«L'uomo di Mosca» in Serbia è finito nel mirino delle sanzioni Usa. Per la prima volta, dai tempi di Slobodan Milosevic, il Dipartimento di Stato americano ha messo sotto tiro Aleksander Vulin, il capo dell'intelligence di Belgrado (Bia), stretto alleato del presidente serbo Vucic. Soprannominato l'«uomo di Mosca» per la sua vicinanza alla Russia, sempre dichiarata, è il primo personaggio di spicco serbo sanzionato dall'invasione dell'Ucraina.
Belgrado è una delle poche capitali dell'Europa occidentale che non applica le sanzioni Ue alla Russia. Anche la Bosnia Erzegovina si astiene grazie al veto della componente serba. Formalmente il Dipartimento di Stato accusa il capo delle spie serbe di coinvolgimento nella criminalità organizzata e collusioni con trafficanti di droga e di armi.
«Vulin mantiene una relazione reciprocamente vantaggiosa con il trafficante Slobodan Tesic, che è sotto sanzioni statunitensi, aiutandolo a garantire il libero flusso di spedizioni illegali di armi attraverso il confine serbo», sostiene il Dipartimento del Tesoro degli Stati Uniti. In realtà il vero motivo è la vicinanza del responsabile dell'intelligence a Mosca.
Washington lo accusa di avere utilizzato i suoi incarichi per appoggiare il Cremlino facilitando «le attività maligne russe che danneggiano la sicurezza e la stabilità nei Balcani occidentali» e garantendo a Mosca una piattaforma per accrescere la sua influenza nella regione.
Sicuramente Vulin ha sostenuto, neanche tanto segretamente, i serbi del Kosovo. E nei suoi precedenti incarichi come ministro dell'Interno e della Difesa non ha mai nascosto i sentimenti patriottici panslavi e filorussi.
Proprio come responsabile politico delle Forze armate ha espanso la cooperazione fra lo Stato maggiore serbo e quello russo, ma pure favorito esercitazioni congiunte con unità della Nato compresi i nostri corpi speciali che si sono recati poche settimane fa in Serbia.
«La cocaina non è stata trovata nell'ufficio di Vulin, ma alla Casa Bianca. Ritengo che sia di estrema importanza condurre un'inchiesta», ha replicato a muso duro il presidente serbo Aleksander Vucic condannando duramente le sanzioni.
Il Movimento dei socialisti, il piccolo partito di governo guidato da Vulin, ha reagito sparando a palle incatenate. Le sanzioni che congelano i suoi fondi e beni, anche negli Stati Uniti, sono un «nuovo attacco alla Serbia e alle istituzioni serbe» da parte degli Usa, «dopo l'aggressione criminale» dei bombardamenti Nato del 1999, «il putsch dell'ottobre 2000 contro Slobodan Milosevic» e «l'appoggio all'indipendenza del cosiddetto Kosovo».

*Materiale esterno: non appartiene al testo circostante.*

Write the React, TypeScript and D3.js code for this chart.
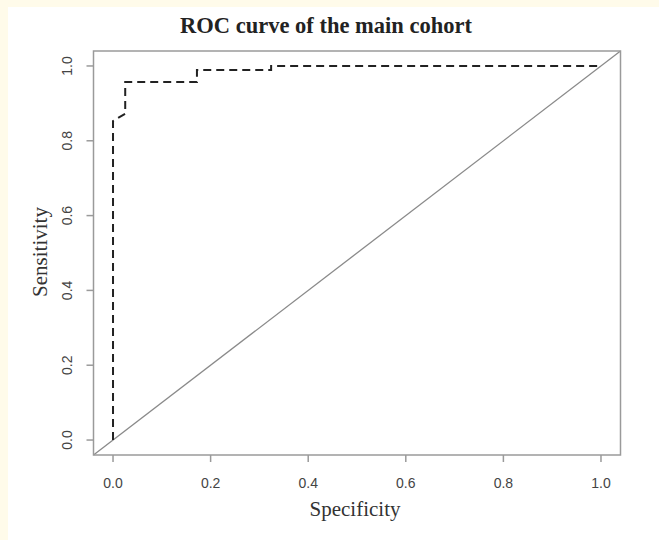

Il partito sostiene che per la Casa Bianca «la colpa di Vulin è non accettare che pure noi veniamo trascinati nel conflitto occidentale a Est (in Ucraina, nda). La sua posizione è che vuole la pace e non trovarsi dalla parte russofoba in una guerra fratricida».
La relatrice per il Kosovo al Parlamento europeo, Viola von Cramon, ha accolto con favore le sanzioni a Vulin: «Coloro i quali consentono l'invio illegale di armi promuovono Putin e il nazionalismo». «Vulin - ha aggiunto von Cramon, auspicando il fatto che Bruxelles segua l'esempio di Washington - è diventato sinonimo di corruzione, azioni di una marionetta russa e traffico di stupefacenti». Benzina sul fuoco che preoccupa Roma.
La strategia del governo italiano è allargare la Ue ai Balcani, a cominciare dalla Serbia proprio per
stemperare le tensioni in Kosovo e in Bosnia. L'«uomo di Mosca» sanzionato aveva dichiarato lo scorso ottobre che la Serbia dovrebbe riconoscere al più presto che «non vuole» entrare nell'Unione europea e che «non vi appartiene».